La veille, en 127, Gadry a laborieusement composé sur le sujet de Français, avec un intermède sanitaire (pour cause de petite hémorragie nasale) pendant laquelle j'ai visé son brouillon, d'un œil furtif. Une liste de mots. Mais trop souvent le nez en l'air, à rêvasser, quand le couperet tombe : "L'épreuve est terminée. Vous êtes priés d'apporter votre copie au bureau !", sa rédaction ne fait qu'un maigre paragraphe. Déjà Mr le Principal circule dans les rangs de la salle désertée pour disposer des copies vierges ! J'interpelle mon élève, désolé pour lui. "Gadry, tu ne peux pas attendre les vingt dernières minutes de l'épreuve, regarder les autres courir vers la ligne d'arrivée, pour te mettre enfin à composer... Tu te concentres avant et, dès que le coup d'envoi est donné, il faut foncer !" Sans la ponctualité de la tortue ni la célérité du lièvre, Gadry se rêve, mais ne s'en donne guère les moyens. Pourvu que la leçon soit intégrée...
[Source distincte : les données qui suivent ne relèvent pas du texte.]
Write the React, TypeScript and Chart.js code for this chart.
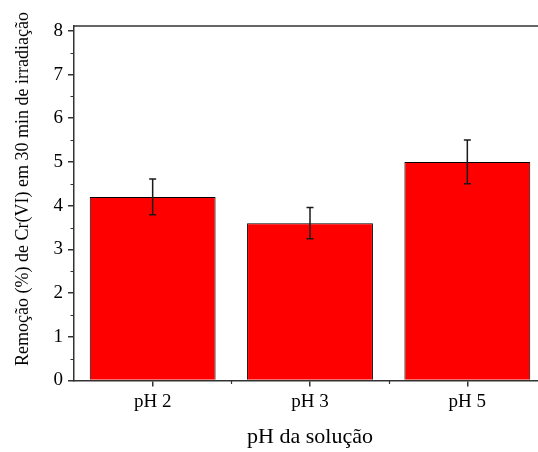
import React, { useEffect, useRef } from "react";
import { Chart, registerables } from "chart.js";

Chart.register(...registerables);

const categories = ["pH 2", "pH 3", "pH 5"];
const removal = [4.2, 3.6, 5.0];
const removalError = [0.41, 0.36, 0.5];
const yMin = 0;
const yMax = 8.11;
const yStep = 1;
const yTitle = "Remoção (%) de Cr(VI) em 30 min de irradiação";
const xTitle = "pH da solução";

const FONT = "'Liberation Serif', 'Times New Roman', serif";
const AXIS = "#333333";

const extras = {
  id: "extras",
  afterDatasetsDraw(chart: any) {
    const { ctx, chartArea, scales } = chart;
    const y = scales.y;
    const x = scales.x;
    const meta = chart.getDatasetMeta(0);
    ctx.save();
    // error bars
    ctx.strokeStyle = "#1a1a1a";
    ctx.lineWidth = 1.5;
    meta.data.forEach((bar: any, i: number) => {
      const v = removal[i];
      const e = removalError[i];
      const yt = y.getPixelForValue(v + e);
      const yb = y.getPixelForValue(v - e);
      ctx.beginPath();
      ctx.moveTo(bar.x, yt);
      ctx.lineTo(bar.x, yb);
      ctx.moveTo(bar.x - 3.5, yt);
      ctx.lineTo(bar.x + 3.5, yt);
      ctx.moveTo(bar.x - 3.5, yb);
      ctx.lineTo(bar.x + 3.5, yb);
      ctx.stroke();
    });
    // frame top / right
    ctx.strokeStyle = AXIS;
    ctx.lineWidth = 1.5;
    ctx.beginPath();
    ctx.moveTo(chartArea.left, chartArea.top);
    ctx.lineTo(chartArea.right, chartArea.top);
    ctx.lineTo(chartArea.right, chartArea.bottom);
    ctx.stroke();
    // minor ticks y
    ctx.lineWidth = 1.2;
    ctx.beginPath();
    for (let v = yMin + yStep / 2; v < yMax; v += yStep) {
      const py = Math.round(y.getPixelForValue(v)) + 0.5;
      ctx.moveTo(chartArea.left - 3.5, py);
      ctx.lineTo(chartArea.left, py);
    }
    // minor ticks x (between categories)
    for (let i = 0; i < categories.length - 1; i++) {
      const px = Math.round((x.getPixelForTick(i) + x.getPixelForTick(i + 1)) / 2) + 0.5;
      ctx.moveTo(px, chartArea.bottom);
      ctx.lineTo(px, chartArea.bottom + 3.5);
    }
    ctx.stroke();
    // y title
    ctx.fillStyle = "#000";
    ctx.font = `18px ${FONT}`;
    ctx.textAlign = "center";
    ctx.textBaseline = "middle";
    ctx.translate(23, 189);
    ctx.rotate(-Math.PI / 2);
    ctx.fillText(yTitle, 0, 0);
    ctx.restore();
  },
};

export default function App() {
  const ref = useRef<HTMLCanvasElement | null>(null);
  useEffect(() => {
    if (!ref.current) return;
    const chart = new Chart(ref.current, {
      type: "bar",
      data: {
        labels: categories,
        datasets: [
          {
            data: removal,
            backgroundColor: "#ff0000",
            borderColor: "#000000",
            borderWidth: 1,
            barPercentage: 0.8,
            categoryPercentage: 1.0,
          },
        ],
      },
      options: {
        animation: false,
        responsive: false,
        devicePixelRatio: 1,
        layout: { padding: { top: 26, right: 14, left: 0, bottom: 0 } },
        plugins: { legend: { display: false }, tooltip: { enabled: false } },
        scales: {
          x: {
            offset: true,
            grid: {
              offset: false,
              drawOnChartArea: false,
              drawTicks: true,
              tickLength: 6,
              color: AXIS,
              lineWidth: 1.5,
            },
            border: { display: true, color: AXIS, width: 1.5 },
            ticks: { color: "#000", font: { family: FONT, size: 19 }, padding: 4, maxRotation: 0 },
            title: {
              display: true,
              text: xTitle,
              color: "#000",
              font: { family: FONT, size: 22 },
              padding: { top: 0, bottom: 2 },
            },
            afterFit(scale: any) {
              scale.height = 71.5;
            },
          },
          y: {
            min: yMin,
            max: yMax,
            grid: {
              drawOnChartArea: false,
              drawTicks: true,
              tickLength: 6,
              color: AXIS,
              lineWidth: 1.5,
            },
            border: { display: true, color: AXIS, width: 1.5 },
            ticks: {
              stepSize: yStep,
              includeBounds: false,
              color: "#000",
              font: { family: FONT, size: 19 },
              padding: 5,
            },
            afterBuildTicks(scale: any) {
              scale.ticks = scale.ticks.filter((t: any) => Number.isInteger(t.value));
            },
            afterFit(scale: any) {
              scale.width = 74;
            },
          },
        },
      },
      plugins: [extras],
    });
    return () => chart.destroy();
  }, []);
  return (
    <div
      style={{
        position: "absolute",
        left: 0,
        top: 0,
        width: 538,
        height: 452,
        overflow: "hidden",
        background: "#fff",
      }}
    >
      <canvas ref={ref} width={560} height={452} style={{ width: 560, height: 452, display: "block" }} />
    </div>
  );
}
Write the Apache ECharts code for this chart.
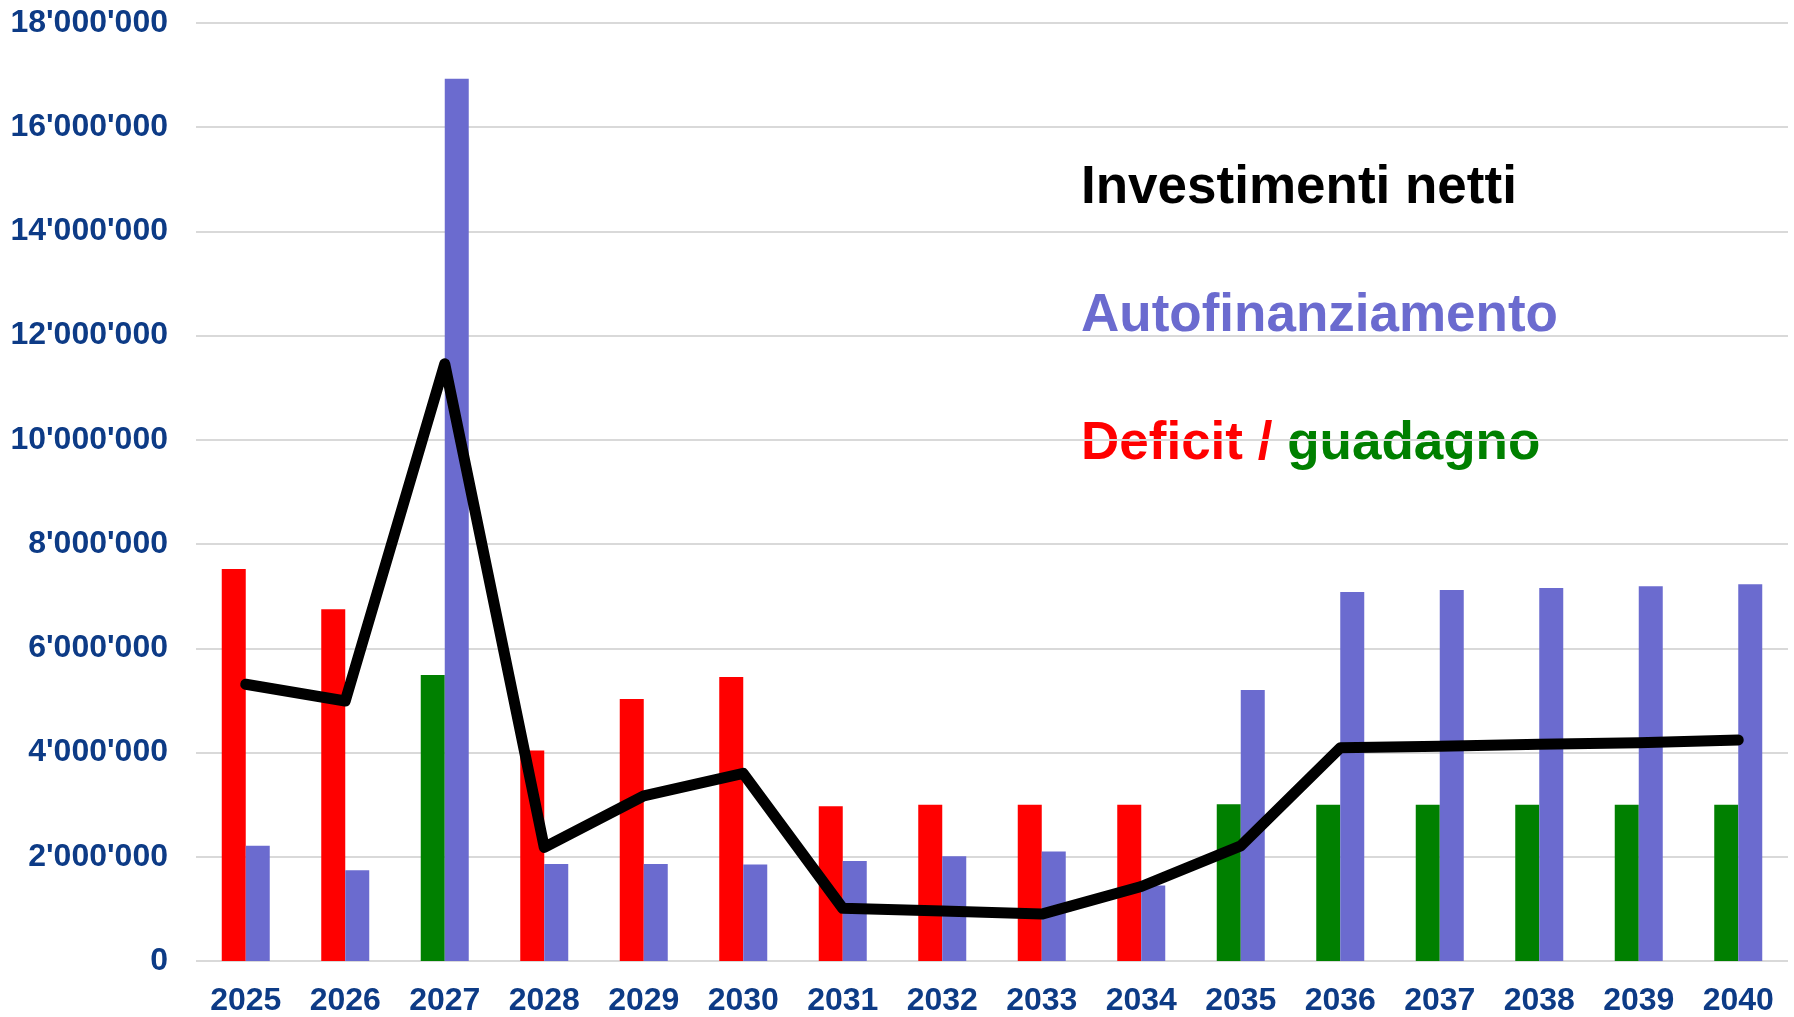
<!DOCTYPE html>
<html>
<head>
<meta charset="utf-8">
<title>Investimenti netti</title>
<script src="https://cdn.jsdelivr.net/npm/echarts@6/dist/echarts.min.js"></script>
<style>
html,body{margin:0;padding:0;background:#fff;}
#chart{width:1794px;height:1017px;}
</style>
</head>
<body>
<div id="chart"></div>
<script>
// anni sull'asse x
var anni = ['2025','2026','2027','2028','2029','2030','2031','2032','2033','2034','2035','2036','2037','2038','2039','2040']
// deficit (rosso) e guadagno (verde), vuoto dove non c'e
var deficit = [7520000,6750000,null,4040000,5030000,5450000,2970000,3000000,3000000,3000000,null,null,null,null,null,null]
var guadagno = [null,null,5490000,null,null,null,null,null,null,null,3010000,3000000,3000000,3000000,3000000,3000000]
// autofinanziamento (barre blu)
var autofin = [2210000,1740000,16930000,1860000,1860000,1850000,1920000,2010000,2100000,1450000,5200000,7080000,7120000,7160000,7190000,7230000]
// investimenti netti (linea nera)
var investimenti = [5310000,4990000,11460000,2180000,3170000,3600000,1010000,960000,900000,1430000,2210000,4090000,4120000,4160000,4190000,4240000]
// asse y
var yMin = 0
var yMax = 18000000
var yPasso = 2000000

var blu = '#6b6bcf'
var rosso = '#ff0000'
var verde = '#008000'
var testoAsse = '#0d3b86'
var fontLegenda = 'bold 53px "Liberation Sans", Arial, sans-serif'

function formatta(v){
    //separatore delle migliaia con apostrofo
    return String(v).replace(/\B(?=(\d{3})+(?!\d))/g, "'")
}

var myChart = echarts.init(document.getElementById('chart'))
var option = {
    animation:false,
    backgroundColor:'#fff',
    grid:{
        left:196,
        right:6,
        top:23,
        bottom:51,
        containLabel:false
    },
    xAxis:{
        type:'category',
        data:anni,
        axisLine:{show:false},
        axisTick:{show:false},
        axisLabel:{
            color:testoAsse,
            fontFamily:'Liberation Sans, Arial, sans-serif',
            fontWeight:'bold',
            fontSize:32,
            margin:24
        }
    },
    yAxis:{
        type:'value',
        min:yMin,
        max:yMax,
        interval:yPasso,
        axisLine:{show:false},
        axisTick:{show:false},
        axisLabel:{
            color:testoAsse,
            fontFamily:'Liberation Sans, Arial, sans-serif',
            fontWeight:'bold',
            fontSize:32,
            margin:28,
            formatter:formatta
        },
        splitLine:{
            lineStyle:{color:'#d9d9d9',width:2}
        }
    },
    series:[
        {
            name:'Deficit',
            type:'bar',
            stack:'saldo',
            barWidth:24,
            barGap:'0%',
            itemStyle:{color:rosso},
            data:deficit
        },
        {
            name:'guadagno',
            type:'bar',
            stack:'saldo',
            barWidth:24,
            barGap:'0%',
            itemStyle:{color:verde},
            data:guadagno
        },
        {
            name:'Autofinanziamento',
            type:'bar',
            barWidth:24,
            barGap:'0%',
            itemStyle:{color:blu},
            data:autofin
        },
        {
            name:'Investimenti netti',
            type:'line',
            z:5,
            showSymbol:false,
            symbol:'none',
            lineStyle:{color:'#000',width:11,cap:'round',join:'round'},
            data:investimenti
        }
    ],
    graphic:[
        {
            type:'text',
            left:1081,
            top:162,
            style:{
                text:'Investimenti netti',
                fill:'#000',
                font:fontLegenda
            }
        },
        {
            type:'text',
            left:1081,
            top:290,
            style:{
                text:'Autofinanziamento',
                fill:blu,
                font:fontLegenda
            }
        },
        {
            type:'text',
            left:1081,
            top:418,
            style:{
                text:'{r|Deficit /} {g|guadagno}',
                font:fontLegenda,
                rich:{
                    r:{fill:rosso,font:fontLegenda},
                    g:{fill:verde,font:fontLegenda}
                }
            }
        }
    ]
}
myChart.setOption(option)
</script>
</body>
</html>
Revigorée par la pause qui a suivi l'épreuve d'Histoire-Géographie-EMC, Estelle prend ses aises. Depuis le fond de la salle, et sa hauteur filiforme, elle veille, chef en son domaine, avec plus de coquetterie qu'Abraracourcix. Dans son dos, sur la table temporairement stockée là, sa palette de fard à paupières. Sa réputation la précédant, quand elle ne se signale pas elle-même à grands renforts d'accès d'exubérance, je suis dubitative et amusée. Dérisoire objet de réconfort, qui questionne sur le sens de sa scolarité. Sur son pupitre de collégienne, en posture de future candidate au DNB, du gloss, un grand paquet de chips et des bonbons chimiques. Au pied de la table, pour se désaltérer, elle a presque l'effronterie d'avoir choisi une simple bouteille d'eau sans le raffinement de taurine synthétique ou autres substances non moins nocives.

Un peu affligée qu'Estelle mette sa confiance dans un encas aux qualités nutritionnelles certifiées, qui plus est avec haute teneur en additifs chimiques pour choyer son cerveau grandement sollicité, j'immortalise cette vision.


Ne me faites pas croire que l'égalité des chances ne commence pas dans l'assiette. Ne nous voilons pas la face non plus : une barre de céréales, des fruits secs et un jus de fruits, c'est ringard parce que ça fait intello de première ! Quand il s'agit d'expliciter l'organisation de l'examen, leur première question, c'est : "Est-ce qu'on aura le droit de manger ?". Il faut alors prendre les précautions d'usage, pour nous éviter qu'ils apportent un kebab embaumant toute la salle d'examen ou prévenir qu'un soda trop secoué peut ruiner leur copie d'examen. 

Deux minutes que mon cliché est posté sur IG, mon Gadry qui "aime ma publication" ! A une heure où il devrait lui-même composé ?! Suspect. Immédiatement, je textote aux autorités compétentes, avec preuves à l'appui : "Je prends en photo ce avec quoi Estelle compte reprendre des forces, je publie sur insta, et Gadry qui est censé être en examen - donc, sans téléphone - like ma photo sur le RS pendant l'épreuve... Quelque chose m'échappe." La réponse ne tarde pas : "Il est absent..." Evidemment.

L'honneur est sauf. Encore. Au lieu d'être pris en flagrant délit, Gadry est réfugié chez lui. Il a déclaré forfait.